Puis le pape a proposé une synthèse de sa catéchèse, en français :
Chers frères et sœurs,
Je vous invite à méditer, ce matin, sur la relation entre le temps présent, qui a trouvé son accomplissement dans l’incarnation et dans l’événement pascal, et l’avenir qui nous attend dans la rencontre finale lorsque le Christ remettra le Royaume à son Père. Nous pouvons dégager quelques points de l’enseignement de saint Paul sur le thème de l’attente de la parousie, du retour du Seigneur. D’abord, l’Apôtre affirme que le Christ existe avant toute créature et qu’il est le premier-né de ceux qui ressuscitent d’entre les morts. Et nous, nous attendons une demeure éternelle, aspirant à être revêtus d’un corps céleste. Dans le temps présent, nous sommes dans l’attente de comparaître devant le Seigneur pour recevoir la récompense. Notre vraie patrie demeure toujours celle des cieux. Dans son enseignement concernant l’eschatologie, Paul souligne aussi l’universalité de l’appel à la foi, qui réunit Juifs et Gentils, comme signe et anticipation de la réalité future.

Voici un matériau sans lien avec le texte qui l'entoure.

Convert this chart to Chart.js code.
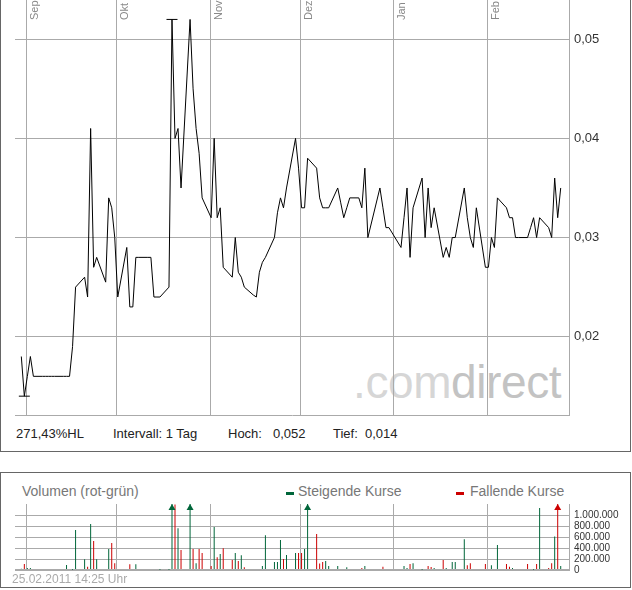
<!DOCTYPE html>
<html>
<head>
<meta charset="utf-8">
<script src="https://cdn.jsdelivr.net/npm/chart.js@4.4.1/dist/chart.umd.min.js"></script>
<style>
body { margin:0; background:#fff; }
#page { position:relative; width:632px; height:590px; overflow:hidden; font-family:"Liberation Sans", Arial, sans-serif; }
.abs { position:absolute; white-space:pre; }
.box { position:absolute; border:1px solid #666; box-sizing:border-box; }
.info { top:427px; font-size:13px; line-height:13px; color:#222; }
.leg { top:484px; font-size:14px; line-height:14px; color:#777; }
.dash { position:absolute; top:492px; width:8px; height:3px; }
#logo { left:353px; top:359px; font-size:46px; line-height:46px; letter-spacing:-0.4px; }
canvas { position:absolute; left:0; }
</style>
</head>
<body>
<div id="page">
  <div class="box" style="left:0;top:-10px;width:631px;height:462px;border-top:none"></div>
  <div class="box" style="left:0;top:472px;width:631px;height:116px"></div>

  <div class="abs" id="logo"><span style="color:#d6d6d6">.com</span><span style="color:#c3c3c3">direct</span></div>

  <canvas id="priceChart" width="632" height="420" style="top:0"></canvas>

  <div class="abs info" style="left:16px">271,43%HL</div>
  <div class="abs info" style="left:113px">Intervall: 1 Tag</div>
  <div class="abs info" style="left:228px">Hoch:</div>
  <div class="abs info" style="left:273px">0,052</div>
  <div class="abs info" style="left:333px">Tief:</div>
  <div class="abs info" style="left:365px">0,014</div>

  <div class="abs leg" style="left:22px">Volumen (rot-grün)</div>
  <div class="dash" style="left:286px;background:#00663a"></div>
  <div class="abs leg" style="left:298px">Steigende Kurse</div>
  <div class="dash" style="left:456px;background:#cc0000"></div>
  <div class="abs leg" style="left:470px">Fallende Kurse</div>

  <canvas id="volChart" width="632" height="110" style="top:470px"></canvas>

  <div class="abs" style="left:12px;top:573px;font-size:12px;line-height:12px;color:#aaa">25.02.2011 14:25 Uhr</div>
</div>

<script>
// Kursverlauf (Tagesschlusskurse)
var priceDates = [
  '2010-08-30','2010-08-31','2010-09-01','2010-09-02','2010-09-03',
  '2010-09-06','2010-09-07','2010-09-08','2010-09-09','2010-09-10',
  '2010-09-13','2010-09-14','2010-09-15','2010-09-16','2010-09-17',
  '2010-09-20','2010-09-21','2010-09-22','2010-09-23','2010-09-24',
  '2010-09-27','2010-09-28','2010-09-29','2010-09-30','2010-10-01',
  '2010-10-04','2010-10-05','2010-10-06','2010-10-07','2010-10-08',
  '2010-10-11','2010-10-12','2010-10-13','2010-10-14','2010-10-15',
  '2010-10-18','2010-10-19','2010-10-20','2010-10-21','2010-10-22',
  '2010-10-25','2010-10-26','2010-10-27','2010-10-28','2010-10-29',
  '2010-11-01','2010-11-02','2010-11-03','2010-11-04','2010-11-05',
  '2010-11-08','2010-11-09','2010-11-10','2010-11-11','2010-11-12',
  '2010-11-15','2010-11-16','2010-11-17','2010-11-18','2010-11-19',
  '2010-11-22','2010-11-23','2010-11-24','2010-11-25','2010-11-26',
  '2010-11-29','2010-11-30','2010-12-01','2010-12-02','2010-12-03',
  '2010-12-06','2010-12-07','2010-12-08','2010-12-09','2010-12-10',
  '2010-12-13','2010-12-14','2010-12-15','2010-12-16','2010-12-17',
  '2010-12-20','2010-12-21','2010-12-22','2010-12-23',
  '2010-12-27','2010-12-28','2010-12-29','2010-12-30',
  '2011-01-03','2011-01-04','2011-01-05','2011-01-06','2011-01-07',
  '2011-01-10','2011-01-11','2011-01-12','2011-01-13','2011-01-14',
  '2011-01-17','2011-01-18','2011-01-19','2011-01-20','2011-01-21',
  '2011-01-24','2011-01-25','2011-01-26','2011-01-27','2011-01-28',
  '2011-01-31','2011-02-01','2011-02-02','2011-02-03','2011-02-04',
  '2011-02-07','2011-02-08','2011-02-09','2011-02-10','2011-02-11',
  '2011-02-14','2011-02-15','2011-02-16','2011-02-17','2011-02-18',
  '2011-02-21','2011-02-22','2011-02-23','2011-02-24','2011-02-25'
];
var priceValues = [
  0.018, 0.014, 0.016, 0.018, 0.016,
  0.016, 0.016, 0.016, 0.016, 0.016,
  0.016, 0.016, 0.016, 0.019, 0.025,
  0.026, 0.024, 0.041, 0.027, 0.028,
  0.0255, 0.034, 0.033, 0.030, 0.024,
  0.029, 0.023, 0.023, 0.028, 0.028,
  0.028, 0.028, 0.024, 0.024, 0.024,
  0.025, 0.052, 0.040, 0.041, 0.035,
  0.052, 0.045, 0.041, 0.0385, 0.034,
  0.032, 0.040, 0.032, 0.033, 0.027,
  0.026, 0.030, 0.0265, 0.026, 0.025,
  0.0242, 0.024, 0.0265, 0.0275, 0.028,
  0.030, 0.0325, 0.034, 0.033, 0.035,
  0.040, 0.037, 0.033, 0.033, 0.038,
  0.037, 0.034, 0.033, 0.033, 0.033,
  0.035, 0.0335, 0.032, 0.033, 0.034,
  0.034, 0.033, 0.037, 0.030,
  0.035, 0.033, 0.031, 0.031,
  0.029, 0.032, 0.035, 0.028, 0.033,
  0.036, 0.030, 0.035, 0.031, 0.033,
  0.028, 0.029, 0.028, 0.030, 0.030,
  0.035, 0.032, 0.030, 0.029, 0.033,
  0.027, 0.027, 0.030, 0.029, 0.034,
  0.033, 0.032, 0.032, 0.030, 0.030,
  0.030, 0.031, 0.032, 0.030, 0.032,
  0.031, 0.030, 0.036, 0.032, 0.035
];

// Umsatz je Tag, Richtung 'up' = steigend (gruen), 'down' = fallend (rot)
var volDates = [
  '2010-08-30','2010-08-31','2010-09-01','2010-09-02','2010-09-03',
  '2010-09-14','2010-09-16','2010-09-17','2010-09-20','2010-09-21',
  '2010-09-22','2010-09-23','2010-09-24','2010-09-28','2010-09-29',
  '2010-09-30','2010-10-01','2010-10-04','2010-10-05','2010-10-06',
  '2010-10-07','2010-10-13','2010-10-14','2010-10-15','2010-10-18',
  '2010-10-19','2010-10-20','2010-10-21','2010-10-22','2010-10-25',
  '2010-10-26','2010-10-27','2010-10-28','2010-10-29','2010-11-01',
  '2010-11-02','2010-11-03','2010-11-04','2010-11-05','2010-11-08',
  '2010-11-09','2010-11-10','2010-11-11','2010-11-12','2010-11-17',
  '2010-11-18','2010-11-19','2010-11-22','2010-11-23','2010-11-24',
  '2010-11-25','2010-11-26','2010-11-29','2010-11-30','2010-12-01',
  '2010-12-02','2010-12-03','2010-12-06','2010-12-07','2010-12-08',
  '2010-12-09','2010-12-10','2010-12-13','2010-12-14','2010-12-16',
  '2010-12-17','2010-12-21','2010-12-22','2010-12-27','2010-12-28',
  '2010-12-30','2011-01-03','2011-01-04','2011-01-05','2011-01-06',
  '2011-01-07','2011-01-10','2011-01-12','2011-01-13','2011-01-14',
  '2011-01-17','2011-01-18','2011-01-20','2011-01-21','2011-01-24',
  '2011-01-25','2011-01-26','2011-01-28','2011-01-31','2011-02-02',
  '2011-02-03','2011-02-04','2011-02-07','2011-02-08','2011-02-09',
  '2011-02-14','2011-02-16','2011-02-17','2011-02-18','2011-02-21',
  '2011-02-22','2011-02-23','2011-02-24','2011-02-25'
];
var volValues = [
  25000, 110000, 36000, 36000, 18000,
  90000, 5000, 727000, 194000, 60000,
  836000, 527000, 194000, 382000, 491000,
  121000, 18000, 18000, 103000, 18000,
  103000, 18000, 18000, 6000, 6000,
  1450000, 1190000, 758000, 364000, 1400000,
  382000, 121000, 382000, 309000, 73000,
  782000, 230000, 291000, 394000, 182000,
  309000, 164000, 267000, 48000, 18000,
  73000, 630000, 145000, 145000, 545000,
  200000, 273000, 309000, 309000, 309000,
  382000, 1350000, 655000, 120000, 145000,
  164000, 73000, 73000, 18000, 48000,
  18000, 36000, 73000, 18000, 60000,
  18000, 18000, 73000, 36000, 110000,
  121000, 5000, 73000, 55000, 36000,
  182000, 36000, 145000, 145000, 558000,
  85000, 121000, 18000, 110000, 85000,
  18000, 455000, 110000, 60000, 36000,
  110000, 5000, 110000, 1126000, 36000,
  121000, 611000, 1500000, 73000
];
var volDir = [
  'up','down','up','up','down',
  'up','up','up','up','down',
  'up','down','up','up','down',
  'down','down','up','down','up',
  'up','down','down','up','up',
  'up','down','up','down','up',
  'down','up','down','down','down',
  'up','down','up','down','down',
  'up','down','up','down','up',
  'up','up','up','up','up',
  'down','up','up','down','down',
  'up','up','down','down','down',
  'up','up','up','down','up',
  'up','down','up','down','down',
  'down','down','up','up','down',
  'up','up','down','down','up',
  'down','up','up','up','up',
  'down','down','up','down','up',
  'down','up','down','down','up',
  'down','up','down','up','down',
  'down','up','down','up'
];

var monthStarts = ['2010-09-01','2010-10-01','2010-11-01','2010-12-01','2011-01-01','2011-02-01'];
var monthLabels = ['Sep','Okt','Nov','Dez','Jan','Feb'];
var priceTicks = [0.02, 0.03, 0.04, 0.05];
var volumeTicks = [0, 200000, 400000, 600000, 800000, 1000000];

var GREEN = '#00663a';
var RED = '#cc0000';
var GRID = '#aaaaaa';
var X_MIN = -3.75, X_MAX = 180.1;   // sichtbarer Zeitraum in Tagen ab 1. Sep
var DAY_SHIFT = 0.35;               // Kurs liegt etwas nach Tagesbeginn

function dayNum(s){
    var p = s.split('-');
    return (Date.UTC(+p[0], p[1]-1, +p[2]) - Date.UTC(2010, 8, 1)) / 86400000;
}

function monthTicks(scale){
    scale.ticks = monthStarts.map(function(d){ return {value: dayNum(d)}; });
}

function germanNumber(v){
    return String(v).replace(/\B(?=(\d{3})+(?!\d))/g, '.');
}

Chart.defaults.font.family = '"Liberation Sans", Arial, sans-serif';

var pricePoints = priceDates.map(function(d, i){
    return {x: dayNum(d) + DAY_SHIFT, y: priceValues[i]};
});
var hi = priceValues.indexOf(Math.max.apply(null, priceValues));
var lo = priceValues.indexOf(Math.min.apply(null, priceValues));
var hiLoPoints = [pricePoints[hi], pricePoints[lo]];

var monthLabelPlugin = {
    id: 'monthLabels',
    afterDraw: function(chart){
        var ctx = chart.ctx;
        var xs = chart.scales.x;
        ctx.save();
        ctx.fillStyle = '#888';
        ctx.font = '11px "Liberation Sans", Arial, sans-serif';
        ctx.textAlign = 'left';
        ctx.textBaseline = 'top';
        monthStarts.forEach(function(d, i){
            var px = xs.getPixelForValue(dayNum(d));
            ctx.save();
            ctx.translate(px + 3, 20);
            ctx.rotate(-Math.PI / 2);
            ctx.fillText(monthLabels[i], 0, 0);
            ctx.restore();
        });
        ctx.restore();
    }
};

new Chart(document.getElementById('priceChart').getContext('2d'), {
    type: 'line',
    data: {
        datasets: [
            {
                data: pricePoints,
                borderColor: '#000',
                borderWidth: 1,
                pointRadius: 0,
                pointHoverRadius: 0,
                tension: 0
            },
            {
                data: hiLoPoints,
                showLine: false,
                pointStyle: 'line',
                pointRadius: 5.5,
                pointBorderColor: '#000',
                pointBorderWidth: 1
            }
        ]
    },
    options: {
        responsive: false,
        animation: false,
        devicePixelRatio: 1,
        layout: {autoPadding: false, padding: {left: 15, right: 0, top: 0, bottom: 5}},
        plugins: {legend: {display: false}, tooltip: {enabled: false}},
        scales: {
            x: {
                type: 'linear',
                min: X_MIN,
                max: X_MAX,
                grid: {color: GRID, drawTicks: false},
                border: {display: true, color: GRID},
                ticks: {display: false},
                afterBuildTicks: monthTicks,
                afterFit: function(s){ s.height = 0; s.paddingLeft = 0; s.paddingRight = 0; }
            },
            y: {
                position: 'right',
                min: 0.0121,
                max: 0.05396,
                grid: {color: GRID, drawTicks: false},
                border: {display: true, color: GRID},
                ticks: {
                    padding: 5,
                    color: '#333',
                    font: {size: 13},
                    autoSkip: false,
                    callback: function(v){ return v.toFixed(2).replace('.', ','); }
                },
                afterBuildTicks: function(s){ s.ticks = priceTicks.map(function(v){ return {value: v}; }); },
                afterFit: function(s){ s.width = 63; s.paddingTop = 0; s.paddingBottom = 0; }
            }
        }
    },
    plugins: [monthLabelPlugin]
});

function volPoints(dir){
    var pts = [];
    volDates.forEach(function(d, i){
        if (volDir[i] == dir) pts.push({x: dayNum(d) + DAY_SHIFT, y: volValues[i]});
    });
    return pts;
}

var arrowPlugin = {
    id: 'volArrows',
    afterDatasetsDraw: function(chart){
        var ctx = chart.ctx;
        var xs = chart.scales.x, ys = chart.scales.y;
        var top = chart.chartArea.top;
        ctx.save();
        volDates.forEach(function(d, i){
            if (volValues[i] <= ys.max) return;
            var px = xs.getPixelForValue(dayNum(d) + DAY_SHIFT);
            ctx.fillStyle = volDir[i] == 'up' ? GREEN : RED;
            ctx.beginPath();
            ctx.moveTo(px, top);
            ctx.lineTo(px - 3.5, top + 6);
            ctx.lineTo(px + 3.5, top + 6);
            ctx.closePath();
            ctx.fill();
        });
        ctx.restore();
    }
};

new Chart(document.getElementById('volChart').getContext('2d'), {
    type: 'bar',
    data: {
        datasets: [
            {label: 'Steigende Kurse', data: volPoints('up'), backgroundColor: GREEN,
             barThickness: 1, grouped: false, inflateAmount: 0},
            {label: 'Fallende Kurse', data: volPoints('down'), backgroundColor: RED,
             barThickness: 1, grouped: false, inflateAmount: 0}
        ]
    },
    options: {
        responsive: false,
        animation: false,
        devicePixelRatio: 1,
        layout: {autoPadding: false, padding: {left: 15, right: 0, top: 34, bottom: 10}},
        plugins: {legend: {display: false}, tooltip: {enabled: false}},
        scales: {
            x: {
                type: 'linear',
                min: X_MIN,
                max: X_MAX,
                offset: false,
                grid: {color: GRID, drawTicks: false, offset: false},
                border: {display: false},
                ticks: {display: false},
                afterBuildTicks: monthTicks,
                afterFit: function(s){ s.height = 0; s.paddingLeft = 0; s.paddingRight = 0; }
            },
            y: {
                position: 'right',
                min: 0,
                max: 1200000,
                grid: {
                    color: GRID,
                    drawTicks: false,
                    lineWidth: function(c){ return c.tick && c.tick.value === 0 ? 2 : 1; }
                },
                border: {display: true, color: GRID},
                ticks: {
                    padding: 5,
                    color: '#333',
                    font: {size: 10},
                    autoSkip: false,
                    callback: function(v){ return germanNumber(v); }
                },
                afterBuildTicks: function(s){ s.ticks = volumeTicks.map(function(v){ return {value: v}; }); },
                afterFit: function(s){ s.width = 63; s.paddingTop = 0; s.paddingBottom = 0; }
            }
        }
    },
    plugins: [arrowPlugin]
});
</script>
</body>
</html>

En résumé, nous pouvons dire que saint Paul a la préoccupation d’annoncer que notre salut est lié à l’événement pascal et à l’avenir eschatologique. Il a réuni ces deux aspects dans une heureuse expression de sa Lettre aux Romains : « Dans l’espérance nous avons été sauvés » (8, 24). En effet, notre espérance se fonde non pas sur une utopie, mais sur une « nouveauté de vie », qui est réelle et qui est en croissance. Avec saint Paul, disons nous aussi Maranà thà ! Notre Seigneur, viens !
Je suis heureux d’accueillir les pèlerins de langue française. A tous je souhaite de prendre une conscience renouvelée que la foi chrétienne est aussi pour nous aujourd’hui une espérance qui transforme et soutient notre vie. Avec ma Bénédiction apostolique.